Task |
Restate the listing that follows word for word, without its pictures.

-------

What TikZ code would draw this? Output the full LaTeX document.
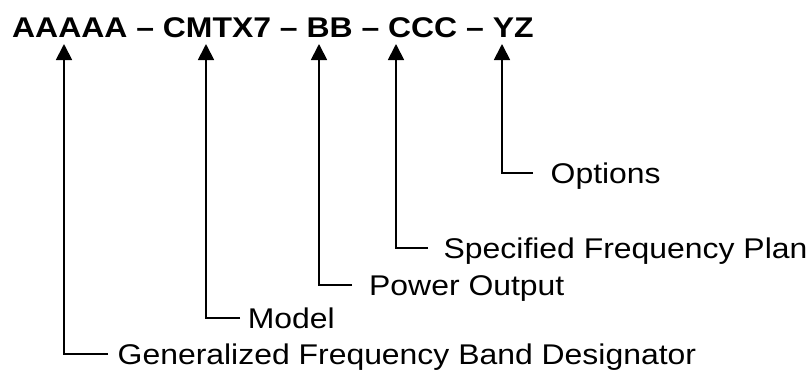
\documentclass[tikz,border=0pt]{standalone}
\usepackage{fontspec}
\setmainfont{Liberation Sans}[FakeStretch=1.12]
\usetikzlibrary{arrows.meta}
\begin{document}
\begin{tikzpicture}[x=1pt, y=-1pt,
    code/.style={anchor=base west, inner sep=0pt, font=\fontsize{28.5}{34}\selectfont\bfseries},
    desc/.style={anchor=base west, inner sep=0pt, font=\fontsize{28.5}{34}\selectfont},
    conn/.style={line width=1.8pt, -{Triangle[width=16pt,length=16pt]}}
]
    \useasboundingbox (0,0) rectangle (811,370);

    \node[code] (partno) at (12, 37) {AAAAA – CMTX7 – BB – CCC – YZ};

    % arrow tips under the part number
    \coordinate (tipA) at (64, 44);
    \coordinate (tipM) at (206, 44);
    \coordinate (tipB) at (319, 44);
    \coordinate (tipC) at (396, 44);
    \coordinate (tipY) at (502, 44);

    \node[desc] (opt)   at (550.5, 183.3) {Options};
    \node[desc] (plan)  at (443.5, 258.3) {Specified Frequency Plan};
    \node[desc] (power) at (369, 295.3) {Power Output};
    \node[desc] (model) at (247.6, 328.3) {Model};
    \node[desc] (band)  at (117.5, 364.3) {Generalized Frequency Band Designator};

    \draw[conn] ([xshift=-17.5pt, yshift=10.3pt]opt.base west) -| (tipY);
    \draw[conn] ([xshift=-15.5pt, yshift=10.3pt]plan.base west) -| (tipC);
    \draw[conn] ([xshift=-17pt, yshift=10.3pt]power.base west) -| (tipB);
    \draw[conn] ([xshift=-7.6pt, yshift=10.3pt]model.base west) -| (tipM);
    \draw[conn] ([xshift=-9.5pt, yshift=10.3pt]band.base west) -| (tipA);
\end{tikzpicture}
\end{document}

-------

Output of the task |
What TikZ code would draw this? Output the full LaTeX document.
\documentclass[tikz,border=0pt]{standalone}
\usepackage{fontspec}
\setmainfont{Liberation Sans}[FakeStretch=1.12]
\usetikzlibrary{arrows.meta}
\begin{document}
\begin{tikzpicture}[x=1pt, y=-1pt,
    code/.style={anchor=base west, inner sep=0pt, font=\fontsize{28.5}{34}\selectfont\bfseries},
    desc/.style={anchor=base west, inner sep=0pt, font=\fontsize{28.5}{34}\selectfont},
    conn/.style={line width=1.8pt, -{Triangle[width=16pt,length=16pt]}}
]
    \useasboundingbox (0,0) rectangle (811,370);

    \node[code] (partno) at (12, 37) {AAAAA – CMTX7 – BB – CCC – YZ};

    % arrow tips under the part number
    \coordinate (tipA) at (64, 44);
    \coordinate (tipM) at (206, 44);
    \coordinate (tipB) at (319, 44);
    \coordinate (tipC) at (396, 44);
    \coordinate (tipY) at (502, 44);

    \node[desc] (opt)   at (550.5, 183.3) {Options};
    \node[desc] (plan)  at (443.5, 258.3) {Specified Frequency Plan};
    \node[desc] (power) at (369, 295.3) {Power Output};
    \node[desc] (model) at (247.6, 328.3) {Model};
    \node[desc] (band)  at (117.5, 364.3) {Generalized Frequency Band Designator};

    \draw[conn] ([xshift=-17.5pt, yshift=10.3pt]opt.base west) -| (tipY);
    \draw[conn] ([xshift=-15.5pt, yshift=10.3pt]plan.base west) -| (tipC);
    \draw[conn] ([xshift=-17pt, yshift=10.3pt]power.base west) -| (tipB);
    \draw[conn] ([xshift=-7.6pt, yshift=10.3pt]model.base west) -| (tipM);
    \draw[conn] ([xshift=-9.5pt, yshift=10.3pt]band.base west) -| (tipA);
\end{tikzpicture}
\end{document}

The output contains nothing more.